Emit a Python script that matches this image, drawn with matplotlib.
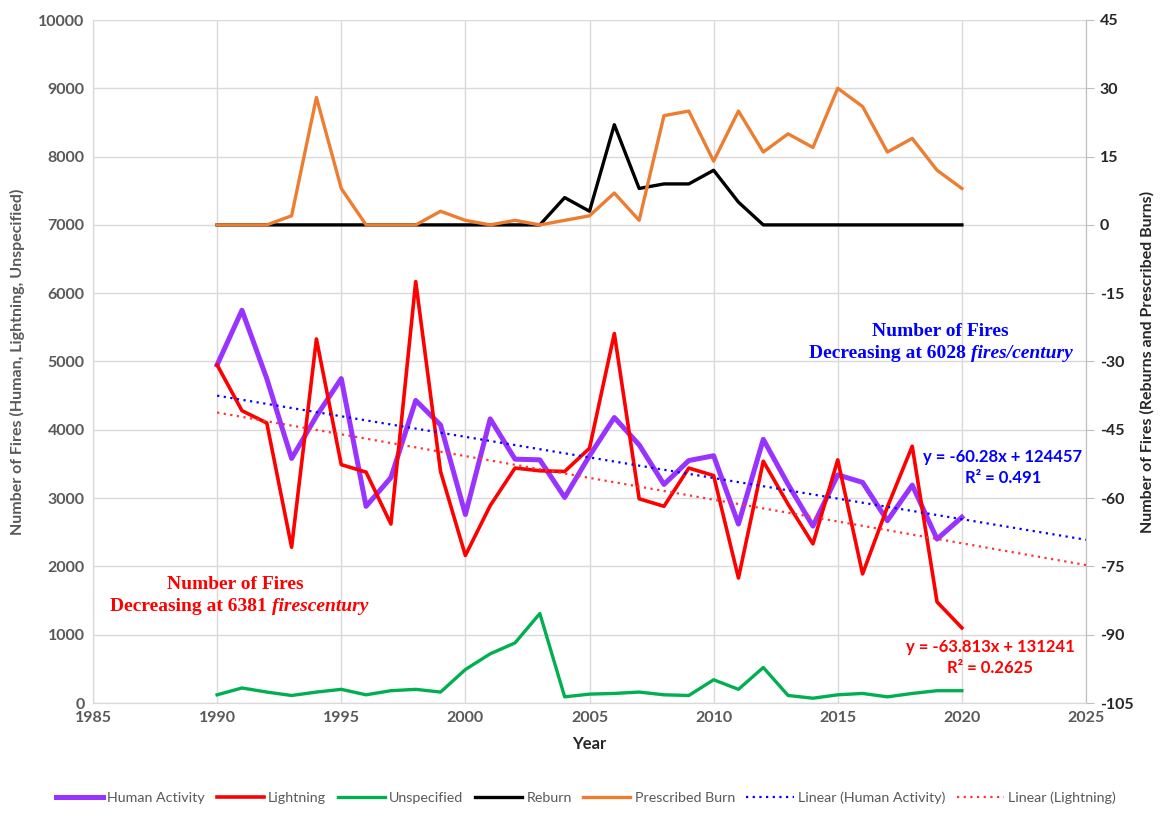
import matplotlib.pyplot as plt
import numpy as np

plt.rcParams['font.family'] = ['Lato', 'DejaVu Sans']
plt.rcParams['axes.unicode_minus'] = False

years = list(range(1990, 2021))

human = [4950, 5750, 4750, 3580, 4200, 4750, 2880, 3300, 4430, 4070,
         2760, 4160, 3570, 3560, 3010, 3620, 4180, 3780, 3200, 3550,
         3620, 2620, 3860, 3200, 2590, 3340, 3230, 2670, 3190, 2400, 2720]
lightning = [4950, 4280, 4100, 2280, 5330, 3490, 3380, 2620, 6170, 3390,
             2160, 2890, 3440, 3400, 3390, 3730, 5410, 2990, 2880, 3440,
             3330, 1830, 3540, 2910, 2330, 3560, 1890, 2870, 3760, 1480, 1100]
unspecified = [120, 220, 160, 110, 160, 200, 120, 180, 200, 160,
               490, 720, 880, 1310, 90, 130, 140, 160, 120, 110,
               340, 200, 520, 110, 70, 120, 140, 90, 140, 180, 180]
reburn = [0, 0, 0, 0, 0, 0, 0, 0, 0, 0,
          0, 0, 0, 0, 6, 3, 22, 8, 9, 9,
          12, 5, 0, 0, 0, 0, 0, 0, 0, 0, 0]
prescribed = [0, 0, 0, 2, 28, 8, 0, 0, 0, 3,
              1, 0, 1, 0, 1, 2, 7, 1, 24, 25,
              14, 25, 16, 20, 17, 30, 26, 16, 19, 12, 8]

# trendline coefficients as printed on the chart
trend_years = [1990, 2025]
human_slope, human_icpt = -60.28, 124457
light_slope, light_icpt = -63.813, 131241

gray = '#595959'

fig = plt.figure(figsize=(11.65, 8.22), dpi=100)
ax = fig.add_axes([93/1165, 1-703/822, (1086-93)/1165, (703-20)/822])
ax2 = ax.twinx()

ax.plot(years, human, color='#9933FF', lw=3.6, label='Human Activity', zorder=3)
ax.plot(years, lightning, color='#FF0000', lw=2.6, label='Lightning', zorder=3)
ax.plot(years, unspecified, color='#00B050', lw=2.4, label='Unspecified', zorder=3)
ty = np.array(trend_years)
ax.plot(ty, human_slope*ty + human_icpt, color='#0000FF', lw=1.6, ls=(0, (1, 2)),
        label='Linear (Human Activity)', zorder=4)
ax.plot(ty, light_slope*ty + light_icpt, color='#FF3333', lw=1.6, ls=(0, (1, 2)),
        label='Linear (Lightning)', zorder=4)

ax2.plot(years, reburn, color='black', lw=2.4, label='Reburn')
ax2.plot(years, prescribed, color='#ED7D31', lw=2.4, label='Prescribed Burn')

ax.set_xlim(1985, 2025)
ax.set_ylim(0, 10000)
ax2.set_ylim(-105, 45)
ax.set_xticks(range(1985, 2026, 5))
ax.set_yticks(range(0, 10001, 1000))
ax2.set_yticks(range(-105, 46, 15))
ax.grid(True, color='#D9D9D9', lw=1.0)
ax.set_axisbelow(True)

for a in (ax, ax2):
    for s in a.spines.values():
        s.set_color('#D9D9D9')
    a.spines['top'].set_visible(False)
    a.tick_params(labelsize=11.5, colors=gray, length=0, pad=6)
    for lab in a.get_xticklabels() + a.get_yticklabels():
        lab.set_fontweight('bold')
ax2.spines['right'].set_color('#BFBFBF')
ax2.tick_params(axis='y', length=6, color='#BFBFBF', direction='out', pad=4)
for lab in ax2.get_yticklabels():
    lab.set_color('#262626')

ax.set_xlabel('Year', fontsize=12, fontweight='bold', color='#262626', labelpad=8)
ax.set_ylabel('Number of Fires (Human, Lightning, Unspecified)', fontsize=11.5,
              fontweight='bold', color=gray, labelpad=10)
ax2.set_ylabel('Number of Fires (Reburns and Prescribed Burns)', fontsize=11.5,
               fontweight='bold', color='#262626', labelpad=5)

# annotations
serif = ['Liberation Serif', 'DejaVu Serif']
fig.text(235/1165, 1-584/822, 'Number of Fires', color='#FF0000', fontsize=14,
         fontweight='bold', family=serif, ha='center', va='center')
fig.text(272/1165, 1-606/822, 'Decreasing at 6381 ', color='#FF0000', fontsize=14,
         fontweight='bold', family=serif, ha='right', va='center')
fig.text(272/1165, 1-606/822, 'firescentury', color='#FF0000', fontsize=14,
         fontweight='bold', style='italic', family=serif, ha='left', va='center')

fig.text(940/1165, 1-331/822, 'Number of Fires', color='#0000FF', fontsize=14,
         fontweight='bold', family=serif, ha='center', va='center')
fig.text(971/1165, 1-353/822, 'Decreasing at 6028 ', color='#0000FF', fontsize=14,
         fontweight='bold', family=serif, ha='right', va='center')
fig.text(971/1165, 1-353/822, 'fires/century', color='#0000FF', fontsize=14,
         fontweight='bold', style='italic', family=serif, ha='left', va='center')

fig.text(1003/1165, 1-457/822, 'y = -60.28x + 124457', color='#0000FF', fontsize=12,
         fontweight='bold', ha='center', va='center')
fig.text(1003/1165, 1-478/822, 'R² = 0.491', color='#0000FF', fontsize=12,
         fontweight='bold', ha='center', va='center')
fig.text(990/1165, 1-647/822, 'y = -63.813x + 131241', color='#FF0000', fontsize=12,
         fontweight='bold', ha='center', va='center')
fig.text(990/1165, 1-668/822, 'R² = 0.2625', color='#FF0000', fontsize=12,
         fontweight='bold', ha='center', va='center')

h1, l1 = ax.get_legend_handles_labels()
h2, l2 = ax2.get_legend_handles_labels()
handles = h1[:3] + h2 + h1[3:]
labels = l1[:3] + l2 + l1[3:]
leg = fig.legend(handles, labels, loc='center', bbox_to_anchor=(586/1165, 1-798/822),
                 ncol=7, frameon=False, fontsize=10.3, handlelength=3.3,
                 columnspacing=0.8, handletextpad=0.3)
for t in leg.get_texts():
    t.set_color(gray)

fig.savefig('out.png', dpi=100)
┄┄┄┄┄┄┄┄┄┄┄┄┄┄┄┄┄┄┄┄
■ WHAT THIS TASK INVOLVES: Except for the pictures, reproduce every line exactly.

■ REPLY:
Emit a Python script that matches this image, drawn with matplotlib.
import matplotlib.pyplot as plt
import numpy as np

plt.rcParams['font.family'] = ['Lato', 'DejaVu Sans']
plt.rcParams['axes.unicode_minus'] = False

years = list(range(1990, 2021))

human = [4950, 5750, 4750, 3580, 4200, 4750, 2880, 3300, 4430, 4070,
         2760, 4160, 3570, 3560, 3010, 3620, 4180, 3780, 3200, 3550,
         3620, 2620, 3860, 3200, 2590, 3340, 3230, 2670, 3190, 2400, 2720]
lightning = [4950, 4280, 4100, 2280, 5330, 3490, 3380, 2620, 6170, 3390,
             2160, 2890, 3440, 3400, 3390, 3730, 5410, 2990, 2880, 3440,
             3330, 1830, 3540, 2910, 2330, 3560, 1890, 2870, 3760, 1480, 1100]
unspecified = [120, 220, 160, 110, 160, 200, 120, 180, 200, 160,
               490, 720, 880, 1310, 90, 130, 140, 160, 120, 110,
               340, 200, 520, 110, 70, 120, 140, 90, 140, 180, 180]
reburn = [0, 0, 0, 0, 0, 0, 0, 0, 0, 0,
          0, 0, 0, 0, 6, 3, 22, 8, 9, 9,
          12, 5, 0, 0, 0, 0, 0, 0, 0, 0, 0]
prescribed = [0, 0, 0, 2, 28, 8, 0, 0, 0, 3,
              1, 0, 1, 0, 1, 2, 7, 1, 24, 25,
              14, 25, 16, 20, 17, 30, 26, 16, 19, 12, 8]

# trendline coefficients as printed on the chart
trend_years = [1990, 2025]
human_slope, human_icpt = -60.28, 124457
light_slope, light_icpt = -63.813, 131241

gray = '#595959'

fig = plt.figure(figsize=(11.65, 8.22), dpi=100)
ax = fig.add_axes([93/1165, 1-703/822, (1086-93)/1165, (703-20)/822])
ax2 = ax.twinx()

ax.plot(years, human, color='#9933FF', lw=3.6, label='Human Activity', zorder=3)
ax.plot(years, lightning, color='#FF0000', lw=2.6, label='Lightning', zorder=3)
ax.plot(years, unspecified, color='#00B050', lw=2.4, label='Unspecified', zorder=3)
ty = np.array(trend_years)
ax.plot(ty, human_slope*ty + human_icpt, color='#0000FF', lw=1.6, ls=(0, (1, 2)),
        label='Linear (Human Activity)', zorder=4)
ax.plot(ty, light_slope*ty + light_icpt, color='#FF3333', lw=1.6, ls=(0, (1, 2)),
        label='Linear (Lightning)', zorder=4)

ax2.plot(years, reburn, color='black', lw=2.4, label='Reburn')
ax2.plot(years, prescribed, color='#ED7D31', lw=2.4, label='Prescribed Burn')

ax.set_xlim(1985, 2025)
ax.set_ylim(0, 10000)
ax2.set_ylim(-105, 45)
ax.set_xticks(range(1985, 2026, 5))
ax.set_yticks(range(0, 10001, 1000))
ax2.set_yticks(range(-105, 46, 15))
ax.grid(True, color='#D9D9D9', lw=1.0)
ax.set_axisbelow(True)

for a in (ax, ax2):
    for s in a.spines.values():
        s.set_color('#D9D9D9')
    a.spines['top'].set_visible(False)
    a.tick_params(labelsize=11.5, colors=gray, length=0, pad=6)
    for lab in a.get_xticklabels() + a.get_yticklabels():
        lab.set_fontweight('bold')
ax2.spines['right'].set_color('#BFBFBF')
ax2.tick_params(axis='y', length=6, color='#BFBFBF', direction='out', pad=4)
for lab in ax2.get_yticklabels():
    lab.set_color('#262626')

ax.set_xlabel('Year', fontsize=12, fontweight='bold', color='#262626', labelpad=8)
ax.set_ylabel('Number of Fires (Human, Lightning, Unspecified)', fontsize=11.5,
              fontweight='bold', color=gray, labelpad=10)
ax2.set_ylabel('Number of Fires (Reburns and Prescribed Burns)', fontsize=11.5,
               fontweight='bold', color='#262626', labelpad=5)

# annotations
serif = ['Liberation Serif', 'DejaVu Serif']
fig.text(235/1165, 1-584/822, 'Number of Fires', color='#FF0000', fontsize=14,
         fontweight='bold', family=serif, ha='center', va='center')
fig.text(272/1165, 1-606/822, 'Decreasing at 6381 ', color='#FF0000', fontsize=14,
         fontweight='bold', family=serif, ha='right', va='center')
fig.text(272/1165, 1-606/822, 'firescentury', color='#FF0000', fontsize=14,
         fontweight='bold', style='italic', family=serif, ha='left', va='center')

fig.text(940/1165, 1-331/822, 'Number of Fires', color='#0000FF', fontsize=14,
         fontweight='bold', family=serif, ha='center', va='center')
fig.text(971/1165, 1-353/822, 'Decreasing at 6028 ', color='#0000FF', fontsize=14,
         fontweight='bold', family=serif, ha='right', va='center')
fig.text(971/1165, 1-353/822, 'fires/century', color='#0000FF', fontsize=14,
         fontweight='bold', style='italic', family=serif, ha='left', va='center')

fig.text(1003/1165, 1-457/822, 'y = -60.28x + 124457', color='#0000FF', fontsize=12,
         fontweight='bold', ha='center', va='center')
fig.text(1003/1165, 1-478/822, 'R² = 0.491', color='#0000FF', fontsize=12,
         fontweight='bold', ha='center', va='center')
fig.text(990/1165, 1-647/822, 'y = -63.813x + 131241', color='#FF0000', fontsize=12,
         fontweight='bold', ha='center', va='center')
fig.text(990/1165, 1-668/822, 'R² = 0.2625', color='#FF0000', fontsize=12,
         fontweight='bold', ha='center', va='center')

h1, l1 = ax.get_legend_handles_labels()
h2, l2 = ax2.get_legend_handles_labels()
handles = h1[:3] + h2 + h1[3:]
labels = l1[:3] + l2 + l1[3:]
leg = fig.legend(handles, labels, loc='center', bbox_to_anchor=(586/1165, 1-798/822),
                 ncol=7, frameon=False, fontsize=10.3, handlelength=3.3,
                 columnspacing=0.8, handletextpad=0.3)
for t in leg.get_texts():
    t.set_color(gray)

fig.savefig('out.png', dpi=100)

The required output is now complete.